→ WHAT IS EXPECTED: Transcribe the material exactly. Images do not belong in the copy.
··· INFORMATION SUPPLIED ···
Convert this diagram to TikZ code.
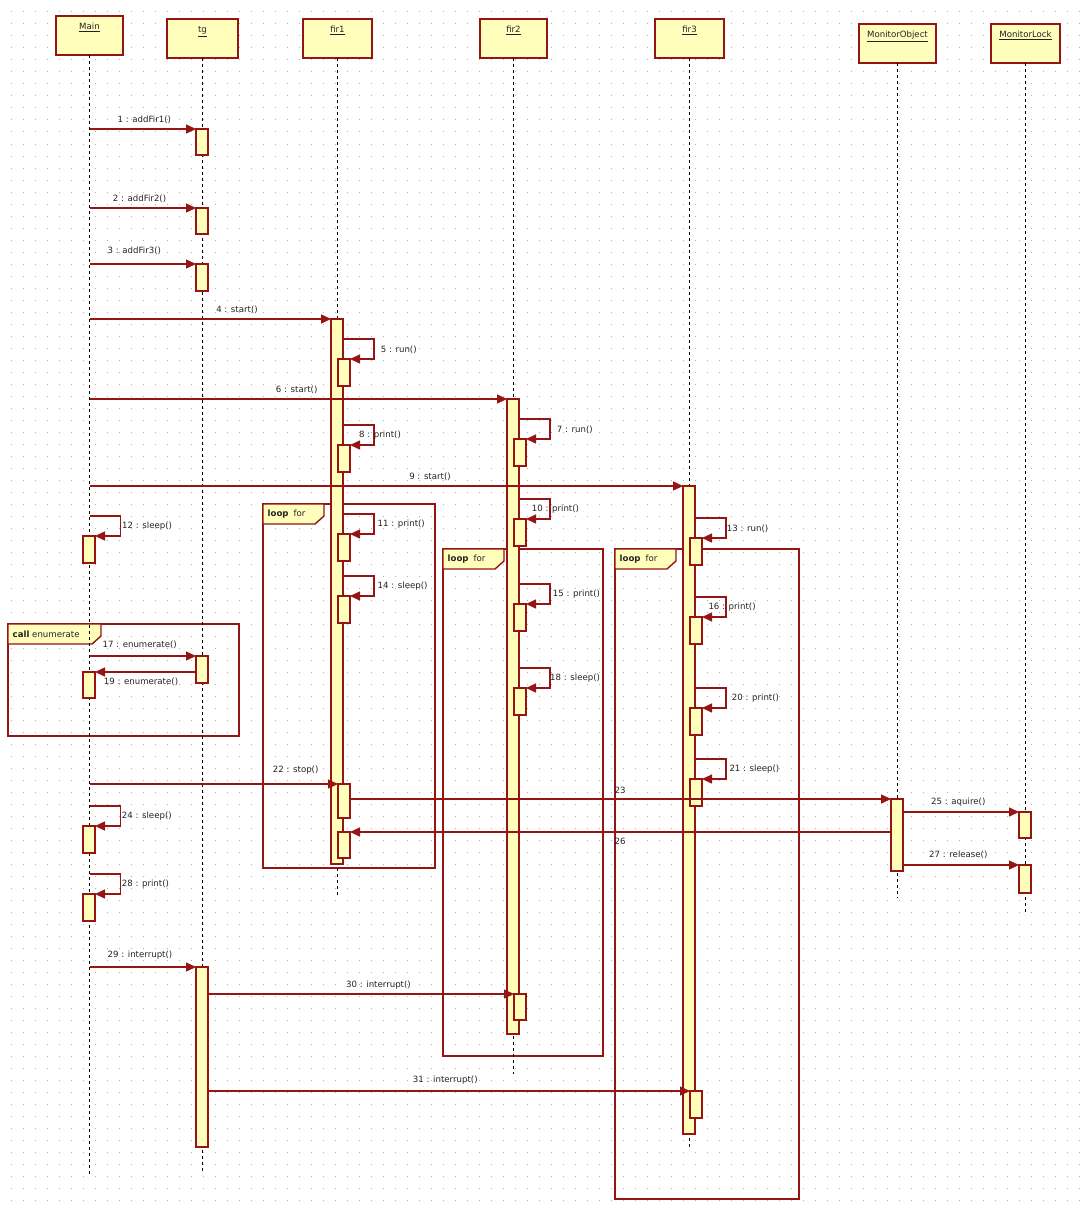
\documentclass[tikz,border=0pt]{standalone}
\usepackage{fontspec}
\setmainfont{DejaVu Sans}
\usetikzlibrary{arrows.meta}

\definecolor{umlred}{RGB}{150,20,20}
\definecolor{umlfill}{RGB}{255,255,187}
\definecolor{umltext}{RGB}{35,35,35}
\definecolor{griddot}{RGB}{175,175,175}

\tikzset{
  objbox/.style={draw=umlred, fill=umlfill, line width=2pt, minimum height=39pt, inner sep=0pt, outer sep=0pt, anchor=north},
  objname/.style={text=umltext, font=\fontsize{8.6}{10}\selectfont, inner sep=0pt},
  lifeline/.style={black, line width=1.1pt, dash pattern=on 3pt off 3pt},
  actbar/.style={draw=umlred, fill=umlfill, line width=1.4pt, minimum width=12pt, inner sep=0pt, outer sep=0pt, anchor=north},
  msg/.style={umlred, line width=1.4pt, -{Triangle[length=10pt,width=9pt]}},
  msglbl/.style={text=umltext, font=\fontsize{8.6}{10}\selectfont, inner sep=0pt},
  fragbox/.style={draw=umlred, line width=1.4pt},
  fragtab/.style={draw=umlred, fill=umlfill, line width=1.4pt},
}

\begin{document}
\begin{tikzpicture}[x=1pt, y=-1pt]
    \useasboundingbox (0,0) rectangle (1088,1212);

    % Dotted background grid
    \foreach \gy in {12,24,...,1200}
        \draw[griddot, line width=1pt, dash pattern=on 1pt off 11pt] (10.5,\gy) -- (1088,\gy);

    % Combined fragments (loop / call)
    \foreach \fx/\fy/\fr/\fb/\tw/\ftxt [count=\i] in {
        263/504/435/868/61/{\textbf{loop}\hspace{5pt}for},
        443/549/603/1056/61/{\textbf{loop}\hspace{5pt}for},
        615/549/799/1199/61/{\textbf{loop}\hspace{5pt}for},
        8/624/239/736/93/{\textbf{call} enumerate}} {
        \draw[fragbox] (\fx,\fy) rectangle (\fr,\fb);
        \filldraw[fragtab] (\fx,\fy) -- ++(\tw,0) -- ++(0,12) -- ++(-9,8) -- (\fx,\fy+20) -- cycle;
        \node[msglbl, anchor=west] (frag\i) at (\fx+4.5,\fy+10) {\ftxt};
    }

    % Objects and their lifelines
    \foreach \n/\txt/\x/\yt/\w/\e in {
        main/Main/89.5/16/67/1175,
        tg/tg/202.5/19/71/1173,
        fir1/fir1/337.5/19/69/895,
        fir2/fir2/513.5/19/67/1074,
        fir3/fir3/689.5/19/69/1147,
        mo/MonitorObject/897.5/24/77/898,
        ml/MonitorLock/1025.5/24/69/915} {
        \node[objbox, minimum width=\w] (\n) at (\x,\yt) {};
        \node[objname, anchor=base] (\n-name) at ([yshift=-14pt]\n.north) {\underline{\txt}};
        \draw[lifeline] (\n.south) -- (\x,\e);
    }

    % Activation bars
    \foreach \n/\x/\y/\h in {
        tgA1/202/129/26,
        tgA2/202/208/26,
        tgA3/202/264/27,
        fir1bar/337/319/545,
        fir2bar/513/399/635,
        fir3bar/689/486/648,
        tgA17/202/656/27,
        mainA19/89/672/26,
        moA/897/799/72,
        mlA25/1025/812/26,
        mlA27/1025/865/28,
        tgA29/202/967/180,
        fir1A22/344/784/34,
        fir1A26/344/832/26,
        fir2A30/520/994/26,
        fir3A31/696/1091/27}
        \node[actbar, minimum height=\h] (\n) at (\x,\y) {};

    % Self calls
    \foreach \n/\sx/\ax/\yt/\lx/\txt in {
        5/343/344/339/380.6/5 : run(),
        8/343/344/425/359/8 : print(),
        11/343/344/514/377.5/11 : print(),
        14/343/344/576/377.5/14 : sleep(),
        7/519/520/419/556.7/7 : run(),
        10/519/520/499/531.7/10 : print(),
        15/519/520/584/552.7/15 : print(),
        18/519/520/668/550/18 : sleep(),
        13/695/696/518/726.7/13 : run(),
        16/695/696/597/708.3/16 : print(),
        20/695/696/688/731.7/20 : print(),
        21/695/696/759/729.3/21 : sleep(),
        12/89.5/89/516/122/12 : sleep(),
        24/89.5/89/806/121.7/24 : sleep(),
        28/89.5/89/874/121.7/28 : print()} {
        \node[actbar, minimum height=27] (a\n) at (\ax,\yt+20) {};
        \coordinate (s\n) at (\sx,\yt);
        \draw[msg] (s\n) -- ++(31,0) |- (a\n.north east);
        \node[msglbl, anchor=west] (l\n) at (\lx,\yt+10.5) {\txt};
    }

    % Messages to the right
    \foreach \m/\sx/\y/\to/\lx/\ly/\txt in {
        1/89.5/129/tgA1/144.4/120/1 : addFir1(),
        2/89.5/208/tgA2/139.5/198.5/2 : addFir2(),
        3/89.5/264/tgA3/134.3/250.5/3 : addFir3(),
        4/89.5/319/fir1bar/237/310/4 : start(),
        6/89.5/399/fir2bar/296.7/390.3/6 : start(),
        9/89.5/486/fir3bar/430/476.7/9 : start(),
        17/89.5/656/tgA17/139.7/645/17 : enumerate(),
        22/89.5/784/fir1A22/295.7/770.3/22 : stop(),
        23/350/799/moA/620/790/23,
        25/903/812/mlA25/958.3/801.7/25 : aquire(),
        27/903/865/mlA27/958.3/855/27 : release(),
        29/89.5/967/tgA29/140/955/29 : interrupt(),
        30/208/994/fir2A30/378.5/985/30 : interrupt(),
        31/208/1091/fir3A31/445.3/1080/31 : interrupt()} {
        \coordinate (m\m) at (\sx,\y);
        \draw[msg] (m\m) -- (\to.north west);
        \node[msglbl] (ml\m) at (\lx,\ly) {\txt};
    }

    % Messages to the left
    \foreach \m/\sx/\y/\to/\lx/\ly/\txt in {
        19/196/672/mainA19/141/681.7/19 : enumerate(),
        26/891/832/fir1A26/620/841.7/26} {
        \coordinate (m\m) at (\sx,\y);
        \draw[msg] (m\m) -- (\to.north east);
        \node[msglbl] (ml\m) at (\lx,\ly) {\txt};
    }
\end{tikzpicture}
\end{document}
···
→ RESULT FOR THIS TASK:
Convert this diagram to TikZ code.
\documentclass[tikz,border=0pt]{standalone}
\usepackage{fontspec}
\setmainfont{DejaVu Sans}
\usetikzlibrary{arrows.meta}

\definecolor{umlred}{RGB}{150,20,20}
\definecolor{umlfill}{RGB}{255,255,187}
\definecolor{umltext}{RGB}{35,35,35}
\definecolor{griddot}{RGB}{175,175,175}

\tikzset{
  objbox/.style={draw=umlred, fill=umlfill, line width=2pt, minimum height=39pt, inner sep=0pt, outer sep=0pt, anchor=north},
  objname/.style={text=umltext, font=\fontsize{8.6}{10}\selectfont, inner sep=0pt},
  lifeline/.style={black, line width=1.1pt, dash pattern=on 3pt off 3pt},
  actbar/.style={draw=umlred, fill=umlfill, line width=1.4pt, minimum width=12pt, inner sep=0pt, outer sep=0pt, anchor=north},
  msg/.style={umlred, line width=1.4pt, -{Triangle[length=10pt,width=9pt]}},
  msglbl/.style={text=umltext, font=\fontsize{8.6}{10}\selectfont, inner sep=0pt},
  fragbox/.style={draw=umlred, line width=1.4pt},
  fragtab/.style={draw=umlred, fill=umlfill, line width=1.4pt},
}

\begin{document}
\begin{tikzpicture}[x=1pt, y=-1pt]
    \useasboundingbox (0,0) rectangle (1088,1212);

    % Dotted background grid
    \foreach \gy in {12,24,...,1200}
        \draw[griddot, line width=1pt, dash pattern=on 1pt off 11pt] (10.5,\gy) -- (1088,\gy);

    % Combined fragments (loop / call)
    \foreach \fx/\fy/\fr/\fb/\tw/\ftxt [count=\i] in {
        263/504/435/868/61/{\textbf{loop}\hspace{5pt}for},
        443/549/603/1056/61/{\textbf{loop}\hspace{5pt}for},
        615/549/799/1199/61/{\textbf{loop}\hspace{5pt}for},
        8/624/239/736/93/{\textbf{call} enumerate}} {
        \draw[fragbox] (\fx,\fy) rectangle (\fr,\fb);
        \filldraw[fragtab] (\fx,\fy) -- ++(\tw,0) -- ++(0,12) -- ++(-9,8) -- (\fx,\fy+20) -- cycle;
        \node[msglbl, anchor=west] (frag\i) at (\fx+4.5,\fy+10) {\ftxt};
    }

    % Objects and their lifelines
    \foreach \n/\txt/\x/\yt/\w/\e in {
        main/Main/89.5/16/67/1175,
        tg/tg/202.5/19/71/1173,
        fir1/fir1/337.5/19/69/895,
        fir2/fir2/513.5/19/67/1074,
        fir3/fir3/689.5/19/69/1147,
        mo/MonitorObject/897.5/24/77/898,
        ml/MonitorLock/1025.5/24/69/915} {
        \node[objbox, minimum width=\w] (\n) at (\x,\yt) {};
        \node[objname, anchor=base] (\n-name) at ([yshift=-14pt]\n.north) {\underline{\txt}};
        \draw[lifeline] (\n.south) -- (\x,\e);
    }

    % Activation bars
    \foreach \n/\x/\y/\h in {
        tgA1/202/129/26,
        tgA2/202/208/26,
        tgA3/202/264/27,
        fir1bar/337/319/545,
        fir2bar/513/399/635,
        fir3bar/689/486/648,
        tgA17/202/656/27,
        mainA19/89/672/26,
        moA/897/799/72,
        mlA25/1025/812/26,
        mlA27/1025/865/28,
        tgA29/202/967/180,
        fir1A22/344/784/34,
        fir1A26/344/832/26,
        fir2A30/520/994/26,
        fir3A31/696/1091/27}
        \node[actbar, minimum height=\h] (\n) at (\x,\y) {};

    % Self calls
    \foreach \n/\sx/\ax/\yt/\lx/\txt in {
        5/343/344/339/380.6/5 : run(),
        8/343/344/425/359/8 : print(),
        11/343/344/514/377.5/11 : print(),
        14/343/344/576/377.5/14 : sleep(),
        7/519/520/419/556.7/7 : run(),
        10/519/520/499/531.7/10 : print(),
        15/519/520/584/552.7/15 : print(),
        18/519/520/668/550/18 : sleep(),
        13/695/696/518/726.7/13 : run(),
        16/695/696/597/708.3/16 : print(),
        20/695/696/688/731.7/20 : print(),
        21/695/696/759/729.3/21 : sleep(),
        12/89.5/89/516/122/12 : sleep(),
        24/89.5/89/806/121.7/24 : sleep(),
        28/89.5/89/874/121.7/28 : print()} {
        \node[actbar, minimum height=27] (a\n) at (\ax,\yt+20) {};
        \coordinate (s\n) at (\sx,\yt);
        \draw[msg] (s\n) -- ++(31,0) |- (a\n.north east);
        \node[msglbl, anchor=west] (l\n) at (\lx,\yt+10.5) {\txt};
    }

    % Messages to the right
    \foreach \m/\sx/\y/\to/\lx/\ly/\txt in {
        1/89.5/129/tgA1/144.4/120/1 : addFir1(),
        2/89.5/208/tgA2/139.5/198.5/2 : addFir2(),
        3/89.5/264/tgA3/134.3/250.5/3 : addFir3(),
        4/89.5/319/fir1bar/237/310/4 : start(),
        6/89.5/399/fir2bar/296.7/390.3/6 : start(),
        9/89.5/486/fir3bar/430/476.7/9 : start(),
        17/89.5/656/tgA17/139.7/645/17 : enumerate(),
        22/89.5/784/fir1A22/295.7/770.3/22 : stop(),
        23/350/799/moA/620/790/23,
        25/903/812/mlA25/958.3/801.7/25 : aquire(),
        27/903/865/mlA27/958.3/855/27 : release(),
        29/89.5/967/tgA29/140/955/29 : interrupt(),
        30/208/994/fir2A30/378.5/985/30 : interrupt(),
        31/208/1091/fir3A31/445.3/1080/31 : interrupt()} {
        \coordinate (m\m) at (\sx,\y);
        \draw[msg] (m\m) -- (\to.north west);
        \node[msglbl] (ml\m) at (\lx,\ly) {\txt};
    }

    % Messages to the left
    \foreach \m/\sx/\y/\to/\lx/\ly/\txt in {
        19/196/672/mainA19/141/681.7/19 : enumerate(),
        26/891/832/fir1A26/620/841.7/26} {
        \coordinate (m\m) at (\sx,\y);
        \draw[msg] (m\m) -- (\to.north east);
        \node[msglbl] (ml\m) at (\lx,\ly) {\txt};
    }
\end{tikzpicture}
\end{document}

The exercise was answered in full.